* [Task]: Below are the records; give again exactly the lines from the one containing "Recreate this image" through the one containing "ax.text(worker_x[2] + 0.33, worker_y[2]", leaving out pictures.

***** Data for this exercise *****

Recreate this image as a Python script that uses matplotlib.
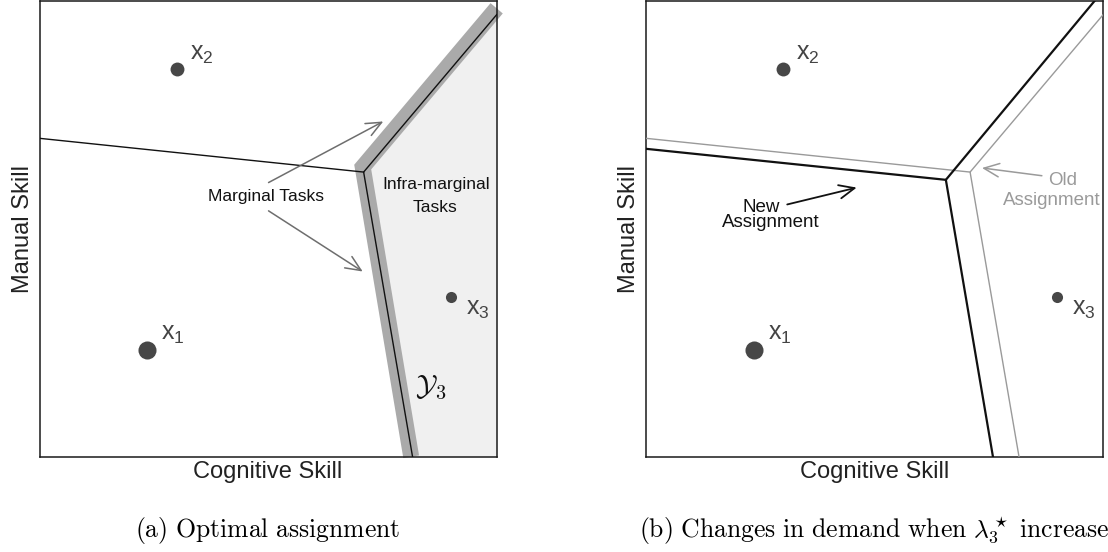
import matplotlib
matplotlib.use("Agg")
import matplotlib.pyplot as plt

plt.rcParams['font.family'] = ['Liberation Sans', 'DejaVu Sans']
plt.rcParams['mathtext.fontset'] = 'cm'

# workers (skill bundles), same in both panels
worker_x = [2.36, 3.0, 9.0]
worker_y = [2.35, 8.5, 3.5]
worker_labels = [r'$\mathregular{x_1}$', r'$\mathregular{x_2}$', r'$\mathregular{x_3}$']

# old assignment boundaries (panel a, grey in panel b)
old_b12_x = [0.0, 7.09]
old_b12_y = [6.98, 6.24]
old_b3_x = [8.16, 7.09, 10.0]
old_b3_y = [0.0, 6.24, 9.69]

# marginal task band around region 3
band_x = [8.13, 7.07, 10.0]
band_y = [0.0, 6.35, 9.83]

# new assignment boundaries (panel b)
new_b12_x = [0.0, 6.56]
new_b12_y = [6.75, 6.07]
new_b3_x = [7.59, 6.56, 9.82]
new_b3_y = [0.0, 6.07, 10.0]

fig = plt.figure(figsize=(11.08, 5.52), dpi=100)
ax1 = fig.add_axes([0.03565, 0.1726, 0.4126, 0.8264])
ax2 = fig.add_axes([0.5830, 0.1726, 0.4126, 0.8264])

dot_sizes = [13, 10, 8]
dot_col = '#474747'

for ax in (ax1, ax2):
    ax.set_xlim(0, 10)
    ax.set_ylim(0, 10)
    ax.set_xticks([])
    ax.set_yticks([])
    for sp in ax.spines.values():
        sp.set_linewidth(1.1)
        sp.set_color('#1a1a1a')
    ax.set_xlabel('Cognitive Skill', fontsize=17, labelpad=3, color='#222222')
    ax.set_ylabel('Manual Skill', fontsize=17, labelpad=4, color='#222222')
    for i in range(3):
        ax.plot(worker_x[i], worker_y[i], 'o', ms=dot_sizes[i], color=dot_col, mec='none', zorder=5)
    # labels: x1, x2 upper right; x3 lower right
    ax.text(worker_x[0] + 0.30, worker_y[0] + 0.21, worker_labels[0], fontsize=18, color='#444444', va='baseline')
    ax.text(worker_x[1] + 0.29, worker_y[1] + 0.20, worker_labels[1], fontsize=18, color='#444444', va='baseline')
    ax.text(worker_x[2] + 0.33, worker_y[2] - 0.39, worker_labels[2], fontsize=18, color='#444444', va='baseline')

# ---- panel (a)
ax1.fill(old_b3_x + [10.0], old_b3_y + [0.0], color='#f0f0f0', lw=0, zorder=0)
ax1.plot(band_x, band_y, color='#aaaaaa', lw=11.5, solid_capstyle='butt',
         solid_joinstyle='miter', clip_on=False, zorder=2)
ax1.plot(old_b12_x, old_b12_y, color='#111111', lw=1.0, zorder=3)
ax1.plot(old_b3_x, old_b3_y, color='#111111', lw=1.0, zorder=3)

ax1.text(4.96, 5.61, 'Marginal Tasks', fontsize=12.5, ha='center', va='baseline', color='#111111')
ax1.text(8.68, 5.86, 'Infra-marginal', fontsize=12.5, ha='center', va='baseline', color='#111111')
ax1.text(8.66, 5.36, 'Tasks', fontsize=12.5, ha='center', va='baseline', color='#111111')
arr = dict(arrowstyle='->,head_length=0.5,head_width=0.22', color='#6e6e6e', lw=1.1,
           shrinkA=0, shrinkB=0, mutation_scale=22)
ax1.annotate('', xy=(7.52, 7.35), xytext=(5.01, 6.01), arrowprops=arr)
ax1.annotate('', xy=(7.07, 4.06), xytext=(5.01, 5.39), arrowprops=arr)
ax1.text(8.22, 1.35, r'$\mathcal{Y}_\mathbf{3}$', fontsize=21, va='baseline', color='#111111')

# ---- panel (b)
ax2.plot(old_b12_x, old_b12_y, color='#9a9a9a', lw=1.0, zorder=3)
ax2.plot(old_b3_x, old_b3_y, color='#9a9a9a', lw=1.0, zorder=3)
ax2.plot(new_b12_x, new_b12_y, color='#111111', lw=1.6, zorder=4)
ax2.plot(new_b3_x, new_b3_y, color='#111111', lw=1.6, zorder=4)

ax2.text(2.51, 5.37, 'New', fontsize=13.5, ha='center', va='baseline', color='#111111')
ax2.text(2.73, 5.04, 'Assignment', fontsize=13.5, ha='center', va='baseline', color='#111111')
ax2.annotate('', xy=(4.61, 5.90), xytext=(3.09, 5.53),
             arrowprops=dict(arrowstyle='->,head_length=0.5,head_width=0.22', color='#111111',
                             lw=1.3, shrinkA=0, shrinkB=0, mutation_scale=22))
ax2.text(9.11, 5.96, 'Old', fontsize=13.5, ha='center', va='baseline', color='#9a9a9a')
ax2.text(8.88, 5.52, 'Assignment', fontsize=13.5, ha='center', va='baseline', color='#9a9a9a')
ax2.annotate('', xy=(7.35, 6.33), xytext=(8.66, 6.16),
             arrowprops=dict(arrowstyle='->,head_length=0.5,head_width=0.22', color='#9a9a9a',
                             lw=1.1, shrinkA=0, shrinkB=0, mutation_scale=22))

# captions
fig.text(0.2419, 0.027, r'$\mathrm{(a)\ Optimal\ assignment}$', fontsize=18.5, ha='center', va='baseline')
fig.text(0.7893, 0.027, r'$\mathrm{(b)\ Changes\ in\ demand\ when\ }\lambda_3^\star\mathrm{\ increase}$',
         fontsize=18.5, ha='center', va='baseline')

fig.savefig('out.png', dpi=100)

*****
***** Data for this exercise *****

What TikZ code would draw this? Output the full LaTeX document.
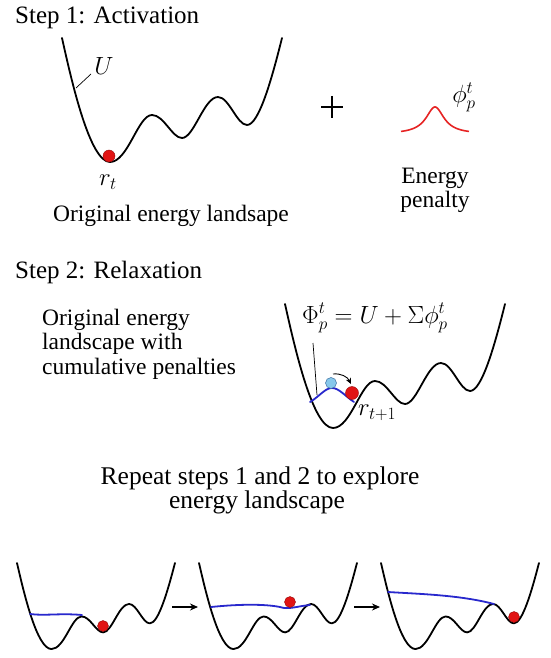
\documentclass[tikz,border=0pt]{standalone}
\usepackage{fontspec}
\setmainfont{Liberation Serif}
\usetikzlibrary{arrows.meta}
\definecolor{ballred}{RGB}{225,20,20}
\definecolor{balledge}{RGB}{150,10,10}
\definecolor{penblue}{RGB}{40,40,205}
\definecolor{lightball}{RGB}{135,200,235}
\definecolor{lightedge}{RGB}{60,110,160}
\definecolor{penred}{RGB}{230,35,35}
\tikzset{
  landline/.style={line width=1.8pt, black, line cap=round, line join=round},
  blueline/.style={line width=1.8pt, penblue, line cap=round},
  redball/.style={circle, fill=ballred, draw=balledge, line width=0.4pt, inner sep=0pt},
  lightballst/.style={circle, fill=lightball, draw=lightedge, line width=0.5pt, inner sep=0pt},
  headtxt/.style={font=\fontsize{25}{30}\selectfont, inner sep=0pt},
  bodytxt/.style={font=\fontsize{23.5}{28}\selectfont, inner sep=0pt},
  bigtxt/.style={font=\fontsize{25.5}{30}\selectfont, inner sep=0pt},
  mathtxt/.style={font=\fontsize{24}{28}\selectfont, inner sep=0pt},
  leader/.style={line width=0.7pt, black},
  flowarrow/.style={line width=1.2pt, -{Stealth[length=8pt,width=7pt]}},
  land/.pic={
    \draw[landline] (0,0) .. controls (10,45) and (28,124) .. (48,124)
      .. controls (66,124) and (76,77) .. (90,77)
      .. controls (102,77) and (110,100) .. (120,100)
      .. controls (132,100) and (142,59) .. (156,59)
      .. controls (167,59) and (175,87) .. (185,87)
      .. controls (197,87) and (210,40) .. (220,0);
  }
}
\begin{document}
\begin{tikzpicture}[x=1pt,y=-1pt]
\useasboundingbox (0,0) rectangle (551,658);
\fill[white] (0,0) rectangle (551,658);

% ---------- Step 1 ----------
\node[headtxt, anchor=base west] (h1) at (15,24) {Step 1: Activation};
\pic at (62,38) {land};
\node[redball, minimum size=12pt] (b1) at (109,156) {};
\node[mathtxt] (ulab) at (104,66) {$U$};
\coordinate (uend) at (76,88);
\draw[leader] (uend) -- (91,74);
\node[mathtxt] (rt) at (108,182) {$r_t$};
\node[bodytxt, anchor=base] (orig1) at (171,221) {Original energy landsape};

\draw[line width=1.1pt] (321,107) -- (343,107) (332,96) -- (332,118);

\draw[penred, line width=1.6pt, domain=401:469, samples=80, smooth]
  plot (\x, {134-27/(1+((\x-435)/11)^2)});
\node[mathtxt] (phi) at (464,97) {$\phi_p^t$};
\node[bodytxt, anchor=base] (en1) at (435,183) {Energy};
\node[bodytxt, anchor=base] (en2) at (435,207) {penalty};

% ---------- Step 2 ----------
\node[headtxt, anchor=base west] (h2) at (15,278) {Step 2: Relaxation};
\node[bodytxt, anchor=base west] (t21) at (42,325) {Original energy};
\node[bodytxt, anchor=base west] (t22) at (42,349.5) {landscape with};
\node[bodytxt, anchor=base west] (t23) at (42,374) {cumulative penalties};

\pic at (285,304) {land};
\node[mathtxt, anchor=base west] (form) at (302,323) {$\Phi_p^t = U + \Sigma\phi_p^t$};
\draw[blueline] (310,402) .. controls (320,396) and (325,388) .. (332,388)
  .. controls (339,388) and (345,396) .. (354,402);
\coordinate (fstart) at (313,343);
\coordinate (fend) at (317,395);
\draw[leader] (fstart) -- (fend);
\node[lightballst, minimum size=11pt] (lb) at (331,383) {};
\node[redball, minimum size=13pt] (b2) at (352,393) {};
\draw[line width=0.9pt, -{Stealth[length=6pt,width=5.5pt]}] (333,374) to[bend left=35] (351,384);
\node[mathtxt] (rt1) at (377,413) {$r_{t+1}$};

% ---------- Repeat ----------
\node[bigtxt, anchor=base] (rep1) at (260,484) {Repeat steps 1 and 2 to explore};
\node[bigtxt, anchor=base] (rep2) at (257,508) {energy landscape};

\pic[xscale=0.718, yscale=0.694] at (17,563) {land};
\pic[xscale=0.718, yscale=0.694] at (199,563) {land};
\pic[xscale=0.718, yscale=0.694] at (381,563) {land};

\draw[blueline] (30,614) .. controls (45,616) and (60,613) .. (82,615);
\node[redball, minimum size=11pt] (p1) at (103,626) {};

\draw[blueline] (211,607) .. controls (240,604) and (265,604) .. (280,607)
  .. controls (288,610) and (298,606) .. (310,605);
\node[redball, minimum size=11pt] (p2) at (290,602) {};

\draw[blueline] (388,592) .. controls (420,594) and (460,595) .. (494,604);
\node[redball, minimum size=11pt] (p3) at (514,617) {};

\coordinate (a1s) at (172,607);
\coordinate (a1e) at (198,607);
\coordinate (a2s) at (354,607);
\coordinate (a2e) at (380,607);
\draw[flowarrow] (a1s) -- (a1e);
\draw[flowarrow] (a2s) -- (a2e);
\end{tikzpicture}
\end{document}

*****

* [Result of this task]:
Recreate this image as a Python script that uses matplotlib.
import matplotlib
matplotlib.use("Agg")
import matplotlib.pyplot as plt

plt.rcParams['font.family'] = ['Liberation Sans', 'DejaVu Sans']
plt.rcParams['mathtext.fontset'] = 'cm'

# workers (skill bundles), same in both panels
worker_x = [2.36, 3.0, 9.0]
worker_y = [2.35, 8.5, 3.5]
worker_labels = [r'$\mathregular{x_1}$', r'$\mathregular{x_2}$', r'$\mathregular{x_3}$']

# old assignment boundaries (panel a, grey in panel b)
old_b12_x = [0.0, 7.09]
old_b12_y = [6.98, 6.24]
old_b3_x = [8.16, 7.09, 10.0]
old_b3_y = [0.0, 6.24, 9.69]

# marginal task band around region 3
band_x = [8.13, 7.07, 10.0]
band_y = [0.0, 6.35, 9.83]

# new assignment boundaries (panel b)
new_b12_x = [0.0, 6.56]
new_b12_y = [6.75, 6.07]
new_b3_x = [7.59, 6.56, 9.82]
new_b3_y = [0.0, 6.07, 10.0]

fig = plt.figure(figsize=(11.08, 5.52), dpi=100)
ax1 = fig.add_axes([0.03565, 0.1726, 0.4126, 0.8264])
ax2 = fig.add_axes([0.5830, 0.1726, 0.4126, 0.8264])

dot_sizes = [13, 10, 8]
dot_col = '#474747'

for ax in (ax1, ax2):
    ax.set_xlim(0, 10)
    ax.set_ylim(0, 10)
    ax.set_xticks([])
    ax.set_yticks([])
    for sp in ax.spines.values():
        sp.set_linewidth(1.1)
        sp.set_color('#1a1a1a')
    ax.set_xlabel('Cognitive Skill', fontsize=17, labelpad=3, color='#222222')
    ax.set_ylabel('Manual Skill', fontsize=17, labelpad=4, color='#222222')
    for i in range(3):
        ax.plot(worker_x[i], worker_y[i], 'o', ms=dot_sizes[i], color=dot_col, mec='none', zorder=5)
    # labels: x1, x2 upper right; x3 lower right
    ax.text(worker_x[0] + 0.30, worker_y[0] + 0.21, worker_labels[0], fontsize=18, color='#444444', va='baseline')
    ax.text(worker_x[1] + 0.29, worker_y[1] + 0.20, worker_labels[1], fontsize=18, color='#444444', va='baseline')
    ax.text(worker_x[2] + 0.33, worker_y[2] - 0.39, worker_labels[2], fontsize=18, color='#444444', va='baseline')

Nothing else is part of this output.